La vigilance dans l’utilisation d’intermédiaire
Recourir à une structure d’intermédiation, sans réelle activité économique ni fonds propres, peut rapidement conduire à une requalification en bénéficiaire apparent, avec pour conséquence le refus d’une exonération fiscale ou l’application d’un taux de retenue plus élevé.
La lecture des conventions fiscales internationales
Même en l’absence de clause expresse liant l’application d’un taux réduit à la qualité de bénéficiaire effectif, les autorités fiscales peuvent conditionner l’avantage fiscal à cette notion. Il est donc crucial de vérifier, lors de la mise en place d’un montage fiscal, que le bénéficiaire final des dividendes remplit bien tous les critères de la qualification d’effectif.
L’importance d’une structuration conforme aux exigences européennes
L’harmonisation avec les directives européennes, notamment celle de 2011, impose une lecture stricte des règles de distribution des dividendes au sein des groupes internationaux. Une structuration qui se contente d’un formalisme sans substance peut être remise en cause tant par l’administration fiscale que par les juridictions.
L’arrêt du Conseil d’État rappelle avec force que la fiscalité des dividendes ne peut être optimisée par des artifices juridiques déconnectés de la réalité économique des entreprises. Pour bénéficier des régimes fiscaux avantageux, il est indispensable de démontrer que le bénéficiaire des revenus est réellement celui qui, en fin de compte, dispose des fonds et supporte les risques économiques.
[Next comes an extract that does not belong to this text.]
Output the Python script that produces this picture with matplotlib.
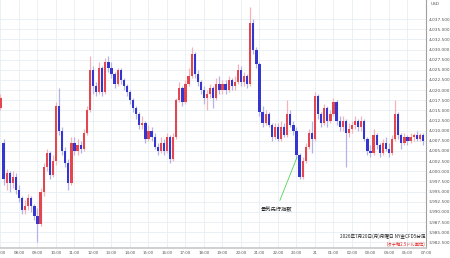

Pour les praticiens, cette décision invite à une réévaluation régulière des structures de distribution de dividendes, afin d’éviter tout risque de requalification et d’assurer la conformité avec tant le droit fiscal national que les exigences du droit européen. En cas de doute, il est recommandé de consulter des experts spécialisés pour adapter la stratégie fiscale à la réalité économique de l’entreprise.